The first iPhone to be included in the company’s Product (RED) series went on sale on Friday, and I can’t blame you if you want to buy one. The red iPhone 7 looks spectacular, and that’s pretty much the only reason to choose it over any other iPhone 7 flavor.
However, there is one thing you might not like about Apple’s color choices for the red iPhone 7: the company paired the matte red metal shell with a white glass face rather than a black one. Thankfully, there are ways to fix this “problem,” and you can do it all yourself.
Depending on how much extra money you want to spend on beautifying your red iPhone 7, you can go for a full-screen replacement or for a screen protector.
The first method involves owning a second iPhone 7, either a black matter or Jet Black version. You can also order the entire screen assembly if you so desire, which is a cheaper option.

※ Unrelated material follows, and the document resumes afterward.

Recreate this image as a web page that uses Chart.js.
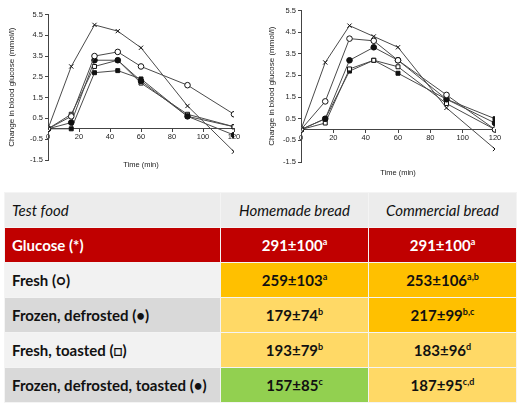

What you’ll want to do is take the whole front side of the black phone, and install it on your red iPhone 7. The procedure is rather simple, but things can go wrong. You’ll need the proper tools to replace the screen yourself and plenty of patience. Also, this entire trick will likely void your Apple warranty. And there is a major downside if you go down this route: Touch ID functionality will be disabled because the phone would detect the unauthorized screen replacement.
YouTube channel JerryRigEverywhere has a clip that shows you how it’s all done:
Now that we got the expensive and more difficult method out of the way let’s check out the simpler one.
This one involves applying a black screen protector on top of the display of your iPhone. The entire thing costs as little as $8, and will not void your warranty. If you were planning to use a screen protector with the iPhone, then this is the best option. We already showed you two screen protectors that come in black, and are available on Amazon for $8 and $14.
If the added thickness isn’t a problem — after all, you were going to use a screen protector in the first place — there is one thing you won’t like. The cheaper “procedure” does not fix the color of the home button, which will remain white, as seen in the following image. However, the Touch ID sensor will still function as intended.